Figure scripts:
○ ○ ○ ○

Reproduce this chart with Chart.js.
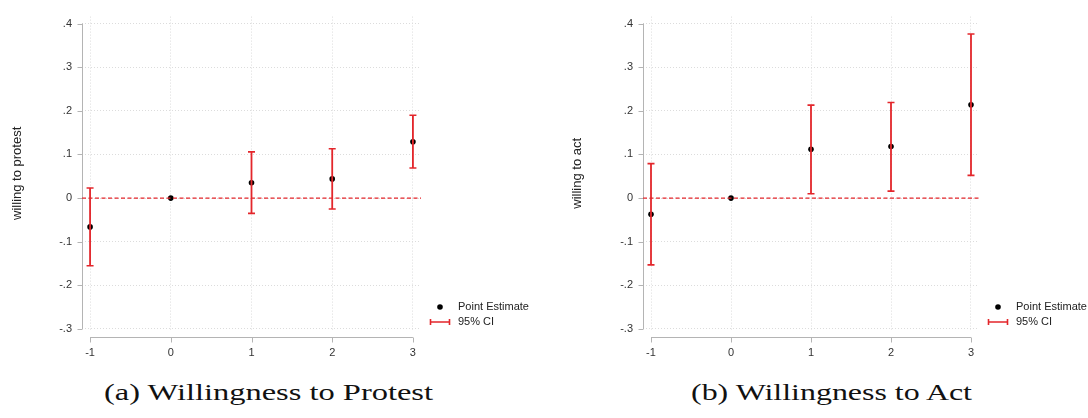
<!DOCTYPE html>
<html>
<head>
<meta charset="utf-8">
<script src="https://cdn.jsdelivr.net/npm/chart.js@4/dist/chart.umd.min.js"></script>
<style>
body { margin: 0; background: #fff; width: 1088px; height: 418px; position: relative; overflow: hidden; }
.box { position: absolute; top: 0; width: 544px; height: 370px; }
.cap { position: absolute; top: 380px; font-family: "Liberation Serif", serif; font-size: 24px; line-height: 1; color: #111; white-space: nowrap; transform-origin: left top; }
</style>
</head>
<body>
<div class="box" style="left:0"><canvas id="protestChart"></canvas></div>
<div class="box" style="left:544px"><canvas id="actChart"></canvas></div>
<div class="cap" id="capA">(a) Willingness to Protest</div>
<div class="cap" id="capB">(b) Willingness to Act</div>
<script>
// event time (x axis)
var periods = [-1, 0, 1, 2, 3];
var yTicks = [-0.3, -0.2, -0.1, 0, 0.1, 0.2, 0.3, 0.4];

// (a) willing to protest
var protestEst  = [-0.066, 0, 0.035, 0.044, 0.129];
var protestLow  = [-0.155, null, -0.035, -0.025, 0.069];
var protestHigh = [0.023, null, 0.106, 0.113, 0.190];

// (b) willing to act
var actEst  = [-0.037, 0, 0.112, 0.118, 0.214];
var actLow  = [-0.153, null, 0.010, 0.016, 0.052];
var actHigh = [0.079, null, 0.213, 0.219, 0.376];

var red = '#e3262b';
var tickFont = { family: '"Liberation Sans", Arial, sans-serif', size: 11 };

function fmt(v) {
    if (Math.abs(v) < 1e-9) return '0';
    return v.toFixed(1).replace('0.', '.');
}

// stata-like axis lines, detached from the plot region
var stataAxes = {
    id: 'stataAxes',
    beforeDatasetsDraw: function(chart) {
        var ctx = chart.ctx, a = chart.chartArea;
        var xs = chart.scales.x, ys = chart.scales.y;
        ctx.save();
        ctx.strokeStyle = '#b4b4b4';
        ctx.lineWidth = 1;
        ctx.beginPath();
        var lx = Math.round(a.left) + 0.5;
        ctx.moveTo(lx, ys.getPixelForValue(yTicks[yTicks.length - 1]));
        ctx.lineTo(lx, ys.getPixelForValue(yTicks[0]));
        yTicks.forEach(function(v) {
            var py = Math.round(ys.getPixelForValue(v)) + 0.5;
            ctx.moveTo(lx - 5, py);
            ctx.lineTo(lx, py);
        });
        var by = Math.round(a.bottom) + 7.5;
        ctx.moveTo(xs.getPixelForValue(periods[0]), by);
        ctx.lineTo(xs.getPixelForValue(periods[periods.length - 1]), by);
        periods.forEach(function(p) {
            var px = Math.round(xs.getPixelForValue(p)) + 0.5;
            ctx.moveTo(px, by);
            ctx.lineTo(px, by + 5);
        });
        ctx.stroke();
        ctx.restore();
    }
};

// legend sitting at the lower right, outside the plot
var sideLegend = {
    id: 'sideLegend',
    afterDraw: function(chart) {
        var ctx = chart.ctx, a = chart.chartArea;
        var ds = chart.data.datasets;
        var pt = ds[3], ci = ds[1];
        var x0 = a.right;
        ctx.save();
        ctx.font = '11px "Liberation Sans", Arial, sans-serif';
        ctx.textBaseline = 'middle';
        ctx.fillStyle = '#000';
        ctx.beginPath();
        ctx.arc(x0 + 19, a.bottom - 23, 2.8, 0, Math.PI * 2);
        ctx.fill();
        ctx.strokeStyle = red;
        ctx.lineWidth = 1.6;
        ctx.beginPath();
        ctx.moveTo(x0 + 9, a.bottom - 8);
        ctx.lineTo(x0 + 29, a.bottom - 8);
        ctx.moveTo(x0 + 9.5, a.bottom - 11);
        ctx.lineTo(x0 + 9.5, a.bottom - 5);
        ctx.moveTo(x0 + 28.5, a.bottom - 11);
        ctx.lineTo(x0 + 28.5, a.bottom - 5);
        ctx.stroke();
        ctx.fillStyle = '#222';
        ctx.fillText(pt.label, x0 + 37, a.bottom - 23);
        ctx.fillText(ci.label, x0 + 37, a.bottom - 8);
        ctx.restore();
    }
};

function ciSegments(low, high) {
    var out = [];
    for (var i = 0; i < periods.length; i++) {
        if (low[i] === null) continue;
        out.push({ x: periods[i], y: low[i] });
        out.push({ x: periods[i], y: high[i] });
        out.push({ x: periods[i], y: null });
    }
    return out;
}

function capPoints(low, high) {
    var out = [];
    for (var i = 0; i < periods.length; i++) {
        if (low[i] === null) continue;
        out.push({ x: periods[i], y: low[i] });
        out.push({ x: periods[i], y: high[i] });
    }
    return out;
}

function createChart(obj) {
    return new Chart(obj.ctx, {
        type: 'scatter',
        data: {
            datasets: [{
                type: 'line',
                label: 'zero',
                data: [{ x: -1.1, y: 0 }, { x: 3.1, y: 0 }],
                borderColor: red,
                borderWidth: 1.3,
                borderDash: [4, 2.5],
                pointRadius: 0
            }, {
                type: 'line',
                label: '95% CI',
                data: ciSegments(obj.low, obj.high),
                borderColor: red,
                borderWidth: 1.8,
                spanGaps: false,
                pointRadius: 0
            }, {
                label: 'caps',
                data: capPoints(obj.low, obj.high),
                pointStyle: 'line',
                radius: 3.5,
                borderColor: red,
                borderWidth: 1.6
            }, {
                label: 'Point Estimate',
                data: periods.map(function(p, i) { return { x: p, y: obj.est[i] }; }),
                pointStyle: 'circle',
                radius: 2.8,
                backgroundColor: '#000',
                borderColor: '#000',
                borderWidth: 0
            }]
        },
        options: {
            responsive: true,
            maintainAspectRatio: false,
            animation: false,
            events: [],
            layout: { padding: { top: 13, right: obj.padRight, left: 0, bottom: 0 } },
            plugins: { legend: { display: false }, tooltip: { enabled: false } },
            scales: {
                x: {
                    type: 'linear',
                    min: -1.1,
                    max: 3.1,
                    afterBuildTicks: function(s) { s.ticks = periods.map(function(p) { return { value: p }; }); },
                    afterFit: function(s) { s.height = 40; },
                    grid: { color: '#dcdcdc', lineWidth: 1, drawTicks: false },
                    border: { display: false, dash: [1, 2] },
                    ticks: { font: tickFont, color: '#333', padding: 16, maxRotation: 0,
                             callback: function(v) { return String(v); } }
                },
                y: {
                    min: -0.3023,
                    max: 0.4159,
                    afterBuildTicks: function(s) { s.ticks = yTicks.map(function(v) { return { value: v }; }); },
                    afterFit: function(s) { s.width = obj.axisWidth; },
                    grid: { color: '#dcdcdc', lineWidth: 1, drawTicks: false },
                    border: { display: false, dash: [1, 2] },
                    ticks: { font: tickFont, color: '#333', padding: 10, callback: fmt },
                    title: {
                        display: true,
                        text: obj.name,
                        font: { family: '"Liberation Sans", Arial, sans-serif', size: 13 },
                        color: '#222',
                        padding: { top: obj.titlePad, bottom: 0 }
                    }
                }
            }
        },
        plugins: [stataAxes, sideLegend]
    });
}

var protestChart = createChart({
    name: 'willing to protest',
    est: protestEst, low: protestLow, high: protestHigh,
    axisWidth: 82, padRight: 123, titlePad: 10,
    ctx: document.getElementById('protestChart').getContext('2d')
});

var actChart = createChart({
    name: 'willing to act',
    est: actEst, low: actLow, high: actHigh,
    axisWidth: 99, padRight: 109, titlePad: 26,
    ctx: document.getElementById('actChart').getContext('2d')
});

function fitCaption(id, left, right) {
    var el = document.getElementById(id);
    var w = el.getBoundingClientRect().width;
    el.style.left = left + 'px';
    el.style.transform = 'scaleX(' + ((right - left) / w) + ')';
}
fitCaption('capA', 104, 433);
fitCaption('capB', 691, 972);
</script>
</body>
</html>
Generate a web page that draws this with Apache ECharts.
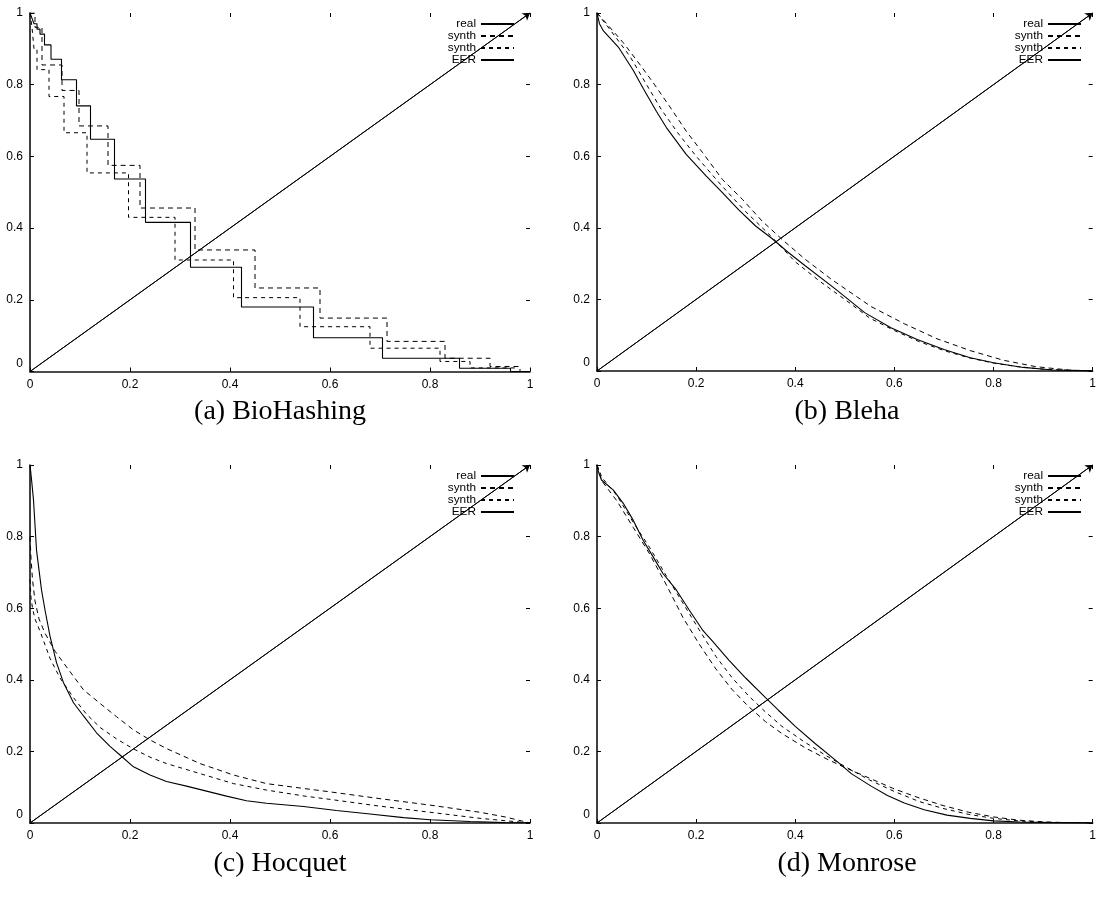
<!DOCTYPE html>
<html><head><meta charset="utf-8">
<script src="https://cdn.jsdelivr.net/npm/echarts@6/dist/echarts.min.js"></script>
<style>html,body{margin:0;padding:0;background:#fff}#c{width:1099px;height:898px}</style>
</head><body><div id="c"></div>
<script>
// ---------- data ----------
const captions = ['(a) BioHashing', '(b) Bleha', '(c) Hocquet', '(d) Monrose'];
const legendNames = ['real', 'synth#1', 'synth#2', 'EER'];
const eerX = [0, 1];
const eerY = [0, 1];

// (a) BioHashing – step curves (x where the drop happens, value after the drop)
const bioRealX = [0,0.004,0.008,0.014,0.02,0.029,0.042,0.063,0.093,0.121,0.169,0.231,0.321,0.423,0.567,0.705,0.859,0.961,1];
const bioRealY = [1,0.985,0.97,0.955,0.941,0.911,0.871,0.814,0.741,0.648,0.537,0.416,0.291,0.180,0.094,0.037,0.009,0,0];
const bioSyn1X = [0,0.01,0.024,0.064,0.098,0.156,0.22,0.33,0.45,0.58,0.714,0.83,0.92,0.98,1];
const bioSyn1Y = [1,0.96,0.855,0.784,0.685,0.575,0.456,0.339,0.233,0.149,0.084,0.037,0.014,0,0];
const bioSyn2X = [0,0.004,0.008,0.014,0.038,0.068,0.114,0.197,0.29,0.407,0.54,0.68,0.82,0.88,0.97,1];
const bioSyn2Y = [1,0.96,0.9,0.842,0.767,0.666,0.554,0.43,0.311,0.206,0.125,0.065,0.028,0.01,0,0];

// (b) Bleha
const bleRealX = [0,0.005,0.013,0.043,0.073,0.093,0.12,0.14,0.18,0.22,0.253,0.286,0.32,0.353,0.386,0.42,0.48,0.54,0.593,0.646,0.70,0.753,0.80,0.86,0.92,1];
const bleRealY = [1,0.97,0.95,0.905,0.84,0.79,0.725,0.68,0.605,0.545,0.498,0.45,0.405,0.37,0.331,0.294,0.23,0.163,0.121,0.088,0.06,0.037,0.023,0.01,0.003,0];
const bleSyn1X = [0,0.01,0.053,0.086,0.113,0.146,0.18,0.213,0.253,0.293,0.333,0.373,0.42,0.473,0.553,0.62,0.686,0.753,0.82,0.886,0.95,1];
const bleSyn1Y = [1,0.985,0.917,0.857,0.806,0.74,0.67,0.61,0.535,0.48,0.419,0.368,0.312,0.256,0.18,0.132,0.09,0.057,0.03,0.012,0.003,0];
const bleSyn2X = [0,0.02,0.066,0.1,0.13,0.163,0.2,0.25,0.3,0.35,0.4,0.45,0.5,0.55,0.6,0.65,0.7,0.75,0.8,0.85,0.9,1];
const bleSyn2Y = [1,0.965,0.88,0.80,0.73,0.665,0.60,0.52,0.445,0.378,0.305,0.25,0.20,0.148,0.113,0.082,0.057,0.037,0.022,0.012,0.005,0];

// (c) Hocquet
const hocRealX = [0,0.003,0.007,0.013,0.023,0.03,0.04,0.053,0.067,0.087,0.107,0.133,0.16,0.18,0.207,0.24,0.273,0.313,0.353,0.393,0.433,0.473,0.547,0.613,0.68,0.747,0.8,0.88,0.95,1];
const hocRealY = [1,0.96,0.902,0.763,0.651,0.595,0.522,0.448,0.392,0.336,0.299,0.252,0.214,0.19,0.157,0.134,0.116,0.103,0.089,0.075,0.062,0.055,0.046,0.035,0.025,0.015,0.009,0.004,0.001,0];
const hocSyn1X = [0,0.002,0.005,0.01,0.018,0.03,0.05,0.073,0.107,0.14,0.173,0.207,0.24,0.273,0.34,0.407,0.473,0.55,0.6,0.7,0.8,0.9,0.95,1];
const hocSyn1Y = [0.8,0.74,0.68,0.62,0.57,0.53,0.48,0.436,0.372,0.334,0.297,0.26,0.232,0.208,0.166,0.134,0.11,0.096,0.087,0.068,0.05,0.03,0.017,0];
const hocSyn2X = [0,0.002,0.005,0.01,0.02,0.04,0.06,0.087,0.113,0.14,0.173,0.207,0.24,0.273,0.34,0.407,0.473,0.55,0.6,0.7,0.8,0.9,1];
const hocSyn2Y = [0.68,0.63,0.6,0.57,0.536,0.46,0.405,0.35,0.304,0.267,0.235,0.207,0.184,0.166,0.138,0.11,0.092,0.075,0.066,0.047,0.03,0.013,0];

// (d) Monrose
const monRealX = [0,0.003,0.009,0.033,0.053,0.073,0.093,0.113,0.133,0.16,0.186,0.213,0.233,0.266,0.3,0.34,0.366,0.4,0.44,0.486,0.513,0.553,0.586,0.62,0.66,0.706,0.753,0.8,0.853,0.92,1];
const monRealY = [1,0.98,0.958,0.93,0.893,0.846,0.79,0.744,0.697,0.651,0.595,0.539,0.508,0.455,0.405,0.35,0.315,0.27,0.222,0.17,0.138,0.103,0.077,0.056,0.037,0.022,0.013,0.006,0.003,0.001,0];
const monSyn1X = [0,0.01,0.04,0.073,0.106,0.14,0.173,0.206,0.24,0.273,0.306,0.34,0.373,0.42,0.466,0.5,0.55,0.6,0.65,0.7,0.75,0.8,0.85,0.9,0.95,1];
const monSyn1Y = [1,0.955,0.9,0.826,0.752,0.665,0.575,0.5,0.43,0.372,0.325,0.283,0.25,0.21,0.177,0.155,0.125,0.095,0.07,0.048,0.03,0.017,0.008,0.003,0.001,0];
const monSyn2X = [0,0.01,0.04,0.073,0.106,0.14,0.173,0.206,0.24,0.273,0.306,0.34,0.373,0.42,0.466,0.5,0.55,0.6,0.65,0.7,0.75,0.8,0.85,0.9,1];
const monSyn2Y = [1,0.965,0.915,0.84,0.77,0.69,0.615,0.54,0.465,0.405,0.355,0.31,0.27,0.225,0.185,0.158,0.12,0.088,0.06,0.04,0.024,0.013,0.006,0.002,0];

// ---------- build ----------
const zip = (xs, ys) => xs.map((x, i) => [x, ys[i]]);
const panels = [
  {real: zip(bioRealX, bioRealY), s1: zip(bioSyn1X, bioSyn1Y), s2: zip(bioSyn2X, bioSyn2Y), step: 'end'},
  {real: zip(bleRealX, bleRealY), s1: zip(bleSyn1X, bleSyn1Y), s2: zip(bleSyn2X, bleSyn2Y), step: false},
  {real: zip(hocRealX, hocRealY), s1: zip(hocSyn1X, hocSyn1Y), s2: zip(hocSyn2X, hocSyn2Y), step: false},
  {real: zip(monRealX, monRealY), s1: zip(monSyn1X, monSyn1Y), s2: zip(monSyn2X, monSyn2Y), step: false}
];
const grids = [
  {left: 30, top: 13, width: 500, height: 358.5},
  {left: 597, top: 13, width: 500, height: 358},
  {left: 30, top: 465, width: 500, height: 358},
  {left: 597, top: 465, width: 500, height: 358}
];
const FONT = 'Liberation Sans';
const xAxes = [], yAxes = [], series = [], legends = [], graphics = [];
const tickStyle = {show: true, inside: true, length: 4, lineStyle: {color: '#000', width: 1}};
const lineAxis = {show: true, onZero: false, lineStyle: {color: '#111', width: 1.6}};
grids.forEach((g, i) => {
  xAxes.push({gridIndex: i, type: 'value', position: 'bottom', min: 0, max: 1, interval: 0.2,
    axisLine: lineAxis, axisTick: tickStyle, splitLine: {show: false},
    axisLabel: {color: '#000', fontSize: 12, fontFamily: FONT, margin: 7}});
  xAxes.push({gridIndex: i, type: 'value', position: 'top', min: 0, max: 1, interval: 0.2,
    axisLine: {show: false, onZero: false}, axisTick: tickStyle, splitLine: {show: false},
    axisLabel: {show: false}});
  yAxes.push({gridIndex: i, type: 'value', position: 'left', min: 0, max: 1, interval: 0.2,
    axisLine: lineAxis, axisTick: tickStyle, splitLine: {show: false},
    axisLabel: {color: '#000', fontSize: 12, fontFamily: FONT, margin: 7,
      formatter: v => v === 0 ? '{z|0}' : String(v),
      rich: {z: {fontSize: 12, fontFamily: FONT, color: '#000', padding: [0, 0, 16, 0]}}}});
  yAxes.push({gridIndex: i, type: 'value', position: 'right', min: 0, max: 1, interval: 0.2,
    axisLine: {show: false, onZero: false}, axisTick: tickStyle, splitLine: {show: false},
    axisLabel: {show: false}});
  const p = panels[i];
  const base = {type: 'line', xAxisIndex: 2 * i, yAxisIndex: 2 * i, symbol: 'none', animation: false,
    silent: true, itemStyle: {color: '#000'}};
  series.push(Object.assign({}, base, {name: 'real', data: p.real, step: p.step,
    lineStyle: {color: '#000', width: 1.1, type: 'solid'}, z: 4}));
  series.push(Object.assign({}, base, {name: 'synth#1', data: p.s1, step: p.step,
    lineStyle: {color: '#000', width: 1, type: [5, 4]}, z: 3}));
  series.push(Object.assign({}, base, {name: 'synth#2', data: p.s2, step: p.step,
    lineStyle: {color: '#000', width: 1, type: [4, 4]}, z: 3}));
  series.push(Object.assign({}, base, {name: 'EER', data: zip(eerX, eerY),
    lineStyle: {color: '#000', width: 1, type: 'solid'}, z: 2,
    markLine: {silent: true, animation: false, symbol: ['none', 'arrow'], symbolSize: 7,
      lineStyle: {color: '#000', width: 1, type: 'solid'}, label: {show: false},
      data: [[{coord: [eerX[0], eerY[0]]}, {coord: [eerX[1], eerY[1]]}]]}}));
  legends.push({orient: 'vertical', align: 'right', right: 1099 - (g.left + g.width) + 15,
    top: g.top + 5, padding: 0, itemGap: 0, itemWidth: 33, itemHeight: 11.7,
    selectedMode: false, data: legendNames, formatter: n => n.split('#')[0],
    itemStyle: {opacity: 0},
    textStyle: {color: '#000', fontSize: 11.8, fontFamily: FONT, lineHeight: 11.7}});
  graphics.push({type: 'text', x: g.left + g.width / 2, y: i < 2 ? 412 : 864, silent: true,
    style: {text: captions[i], textAlign: 'center', textVerticalAlign: 'middle',
      font: '28px "Liberation Serif"', fill: '#000'}});
});

const chart = echarts.init(document.getElementById('c'), null, {renderer: 'canvas'});
chart.setOption({
  backgroundColor: '#fff',
  animation: false,
  grid: grids,
  xAxis: xAxes,
  yAxis: yAxes,
  legend: legends,
  series: series,
  graphic: graphics
});
</script></body></html>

○ ○ ○ ○

Exercise task:
From the listing above, collect every line that mentions the word "this".

Exercise result:
Reproduce this chart with Chart.js.
Generate a web page that draws this with Apache ECharts.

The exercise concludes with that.